The accuracy and time overhead of our model on two different test sets respectively are 60.7%, 23.6% and 0.07s, 0.22s. The accuracy and time overhead of using python open source function "autocorrect.spell" on two different test sets respectively are 70.1%, 32.4% and 5.18s, 50.30s. Although the accuracy of "autocorrect.spell" is higher than proposed model with 9.4% and 8.8% respectively, the time it takes are 74 and 228 times in two different datasets. This shows that the proposed model is effective to some conditions.

# Proposed  Improvements

How can we achieve better results ? Let us look back at the three factors in the probability model: (1) $P(c)$; (2) $P(w|c)$; and (3) $argmax_{c}$. The examples of the program giving the wrong answer start, look at these three factors, what we still ignore ?

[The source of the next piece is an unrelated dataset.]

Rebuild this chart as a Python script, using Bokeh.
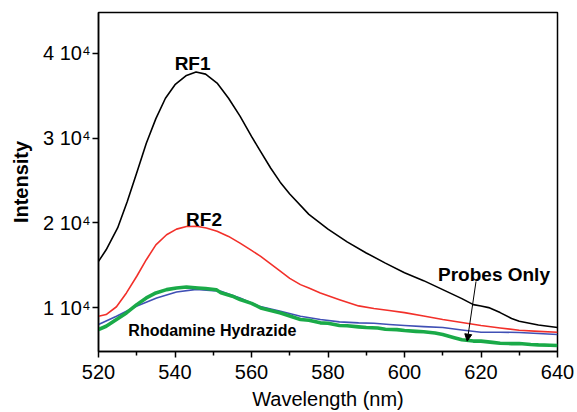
from bokeh.plotting import figure
from bokeh.models import FixedTicker, Label, Arrow, NormalHead, Range1d
from bokeh.embed import file_html
from bokeh.resources import INLINE

FONT = "Liberation Sans"

# ---- data ----
wl_black = [520, 522, 525, 527.5, 530, 532.5, 535, 537.5, 540, 543, 545.5, 548, 551,
            554, 557, 560, 562, 565, 567.5, 570, 575, 580, 585, 590, 595, 600, 605,
            610, 615, 618, 620, 622, 625, 628, 630, 635, 640]
rf1 = [15450, 16820, 19400, 22500, 25900, 29400, 32300, 34700, 36300, 37400, 37800,
       37550, 36500, 34700, 32600, 30200, 28700, 26470, 24800, 23400, 21000, 19250,
       17750, 16450, 15250, 14120, 13180, 12120, 11060, 10350, 10180, 10000, 9410,
       8710, 8390, 7940, 7650]

wl_red = [520, 522, 524.7, 527.3, 530, 532.5, 535, 537.8, 540.4, 543, 545.6, 548.2,
          551, 554, 557, 560, 562.4, 565, 567.6, 570, 572.8, 575, 578, 583, 588, 592,
          596, 600, 605, 610, 615, 620, 625, 630, 635, 640]
rf2 = [8980, 9180, 10100, 11730, 13700, 15650, 17400, 18600, 19260, 19570, 19600,
       19400, 19000, 18400, 17610, 16750, 16040, 15150, 14270, 13450, 12710, 12300,
       11730, 10940, 10200, 9900, 9650, 9410, 9000, 8590, 8250, 7880, 7600, 7330,
       7200, 7100]

wl_blue = [520, 524.7, 529.9, 535.2, 540.4, 545.6, 550, 552, 557, 562, 567.6, 572.8,
           578, 583, 588, 592, 596, 600, 605, 610, 615, 620, 625, 630, 635, 640]
probes = [8000, 8980, 10160, 11140, 11850, 12150, 12000, 11920, 11140, 10160, 9570,
          8980, 8590, 8320, 8200, 8150, 8000, 7880, 7750, 7650, 7350, 7100, 7100,
          7060, 6950, 6820]

wl_green = [520, 522, 524.7, 527.3, 530, 532.5, 535, 537.8, 540.4, 543, 546, 548,
            550.8, 552, 555, 557, 560, 562.4, 565, 567.6, 570, 572.8, 575, 578, 580,
            583, 585, 588, 590, 593, 595, 598, 600, 603, 605, 608, 610, 613, 615, 618,
            620, 623, 625, 628, 630, 633, 635, 638, 640]
rhodamine = [7410, 7800, 8590, 9370, 10350, 11140, 11730, 12120, 12320, 12430, 12320,
             12250, 12100, 11750, 11350, 10950, 10500, 9960, 9650, 9370, 9000, 8590,
             8500, 8200, 8150, 7880, 7850, 7730, 7650, 7600, 7450, 7400, 7290, 7200,
             7150, 7000, 6820, 6450, 6200, 6050, 6040, 5900, 5800, 5750, 5760, 5650,
             5600, 5560, 5530]

x_ticks = [520, 540, 560, 580, 600, 620, 640]
x_minor = [530, 550, 570, 590, 610, 630]
y_ticks = [10000, 20000, 30000, 40000]
y_labels = ["1 10\u2074", "2 10\u2074", "3 10\u2074", "4 10\u2074"]

p = figure(width=577, height=412, output_backend="svg", toolbar_location=None,
           x_range=Range1d(520, 640), y_range=Range1d(4820, 44820),
           min_border_left=98, min_border_right=20, min_border_top=12,
           min_border_bottom=60)
p.background_fill_color = "white"
p.border_fill_color = "white"
p.grid.visible = False
p.outline_line_color = "black"
p.outline_line_width = 1.5

p.line(wl_black, rf1, line_color="black", line_width=1.6, line_join="round")
p.line(wl_red, rf2, line_color="#f2302a", line_width=1.6, line_join="round")
p.line(wl_blue, probes, line_color="#4050b5", line_width=1.6, line_join="round")
p.line(wl_green, rhodamine, line_color="#1aaa48", line_width=3.6, line_join="round")

xa = p.xaxis[0]
xa.ticker = FixedTicker(ticks=x_ticks, minor_ticks=x_minor)
ya = p.yaxis[0]
ya.ticker = FixedTicker(ticks=y_ticks, minor_ticks=[])
ya.major_label_overrides = {t: l for t, l in zip(y_ticks, y_labels)}

for ax in (xa, ya):
    ax.axis_line_width = 1.5
    ax.axis_line_color = "black"
    ax.major_tick_in = 0
    ax.major_tick_out = 6
    ax.minor_tick_in = 0
    ax.minor_tick_out = 4
    ax.major_tick_line_width = 1.5
    ax.minor_tick_line_width = 1.5
    ax.major_label_text_font = FONT
    ax.major_label_text_font_size = "20px"
    ax.major_label_text_color = "black"
    ax.axis_label_text_font = FONT
    ax.axis_label_text_font_size = "20px"
    ax.axis_label_text_color = "black"

xa.axis_label = "Wavelength (nm)"
xa.axis_label_text_font_style = "normal"
xa.major_label_standoff = 7
xa.axis_label_standoff = 6
ya.axis_label = "Intensity"
ya.axis_label_text_font_style = "bold"
ya.major_label_standoff = 2
ya.axis_label_standoff = 8

def lab(x, y, t, size, align="center"):
    p.add_layout(Label(x=x, y=y, text=t, text_font=FONT, text_font_size=size,
                       text_font_style="bold", text_color="black",
                       text_align=align, text_baseline="alphabetic"))

lab(544.6, 38820, "RF1", "19px")
lab(547.6, 20350, "RF2", "19px")
lab(527.8, 7290, "Rhodamine Hydrazide", "16px", align="left")
lab(623.4, 13880, "Probes Only", "19px")

p.add_layout(Arrow(x_start=618.7, y_start=13090, x_end=616.4, y_end=6040,
                   line_color="black", line_width=1,
                   end=NormalHead(size=7, fill_color="black", line_color="black")))

open("out.html", "w").write(file_html(p, INLINE))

1. $P(c)$. There are two problems that cause the final misidentification. One of the most serious factors is the unknown word. In above two datasets, there are a total of 10 and 35 unknown words. These unknown words account for about 3.7% and 4% respectively. This problem can be solved by adding more corpus. The second factor that can lead to errors is that both words appear in our dictionary, but the one with the highest probability of our selection is not what the user wants.

2. $P(w|c)$. The second question is the priority order of the candidate words. So far, we have used a very simple model: the shorter the distance, the greater the probability.

3. When we correct words, we don’t consider the contextual relationship. Because in many cases, it is difficult to make decisions based solely on the word itself. The word itself is in the dictionary, but in the context it should be corrected to another word.